ODR of template class with static constexpr member

Question

I know, there are many answered question about linkage of a static (constexpr) members.

But I wonder, why using a template class out-of-line definition works in a header file but not for a specialized class.

a) This works without linker error:

template<typename, typename>
struct Foobar;

template<typename T>
struct Foobar<int, T> {
  static constexpr std::array<int, 1> a = {{1}};
};

template<typename T>
constexpr std::array<int, 1> Foobar<int, T>::a;

// foo.cpp
std::cout << Foobar<int, int>::a[0] << "\n";

// bar.cpp
std::cout << Foobar<int, int>::a[0] << "\n";

The objdump of:

foo.o: 0000000000000000 w O .rodata._Z6FoobarIiiE1aE 0000000000000004 _Z6FoobarIiiE1aE

bar.o: 0000000000000000 w O .rodata._Z6FoobarIiiE1aE 0000000000000004 _Z6FoobarIiiE1aE

Linked file: 0000000000475a30 w O .rodata 0000000000000004 _Z6FoobarIiiE1aE

b) This does not (multiple definition):

template<typename>
struct Foobar;

template<>
struct Foobar<int> {
  static constexpr std::array<int, 1> a = {{1}};
};
constexpr std::array<int, 1> Foobar<int>::a;

// foo.cpp
std::cout << Foobar<int>::a[0] << "\n";

// bar.cpp
std::cout << Foobar<int>::a[0] << "\n";

The objdump of:

foo.o 0000000000000100 g O .rodata 0000000000000004 _Z6FoobarIiE1aE

bar.o: 0000000000000420 g O .rodata 0000000000000004 _Z6FoobarIiE1aE

What we see, the out-of-line definition has different addresses inside the object files (example b)).

My question to you:

1. Is it save to use the template trick? What are the disadvantage?
2. Would it be useful to relax the definition of odr for such cases like b in the future?

Thank you in advance!

Answer 1

See [basic.def.odr]/6:

There can be more than one definition of a class type (Clause 9), enumeration type (7.2), inline function with external linkage (7.1.2), class template (Clause 14), non-static function template (14.5.6), static data member of a class template (14.5.1.3), member function of a class template (14.5.1.1), or template specialization for which some template parameters are not specified (14.7, 14.5.5) in a program provided that each definition appears in a different translation unit, and provided the definitions satisfy the following requirements. ...

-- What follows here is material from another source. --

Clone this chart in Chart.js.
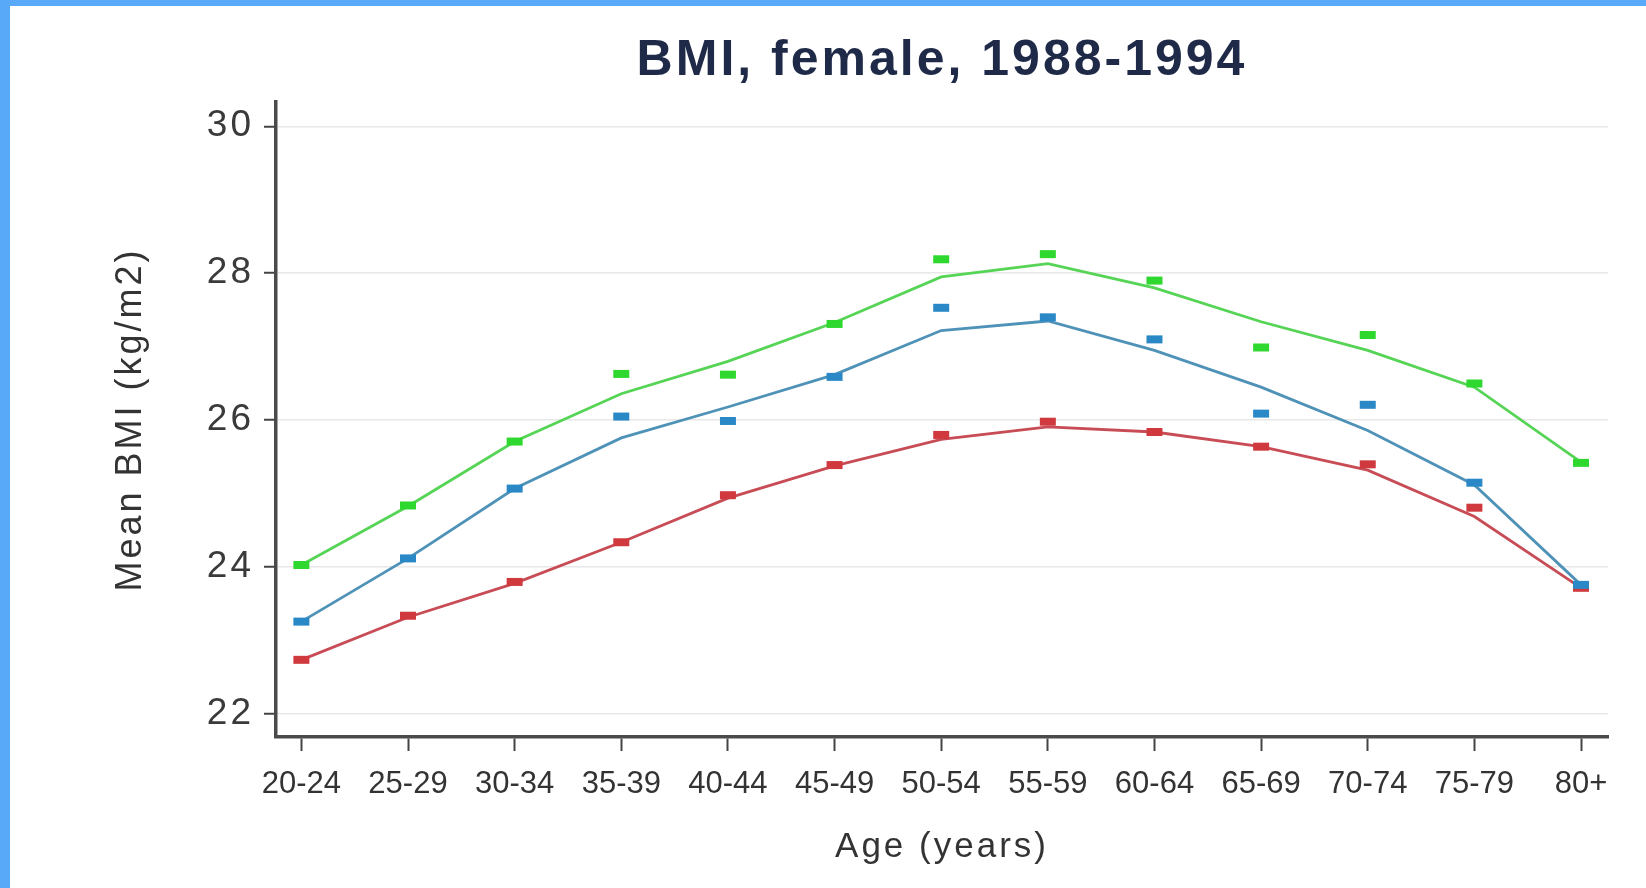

The effect of this rule is that every template-declaration behaves as though it is inline. (But it does not extend to explicit-instantiation and explicit-specialization declarations.)

In the first snippet, you have

template<typename T>
constexpr std::array<int, 1> Foobar<int, T>::a;

which is a template-declaration and therefore is allowed to be multiply defined. In the second snippet, you have

constexpr std::array<int, 1> Foobar<int>::a;

which is not a template-declaration : the definition itself is not templated, even though the thing being defined happens to be a specialization of a template.

My question to you:

1. Is it save to use the template trick? What are the disadvantage?

There is no "trick" here. If you want to define the member for all Foo<T> , then you have no choice but to put the definition in the header file. If you want to define the member for one specific Foo<T> such as Foo<int> , then you must not put the definition in the header file (until C++17, which introduces inline variables.) There is no trick because what you are supposed to do depends on your specific goal.

(Your second question was answered in the comment section.)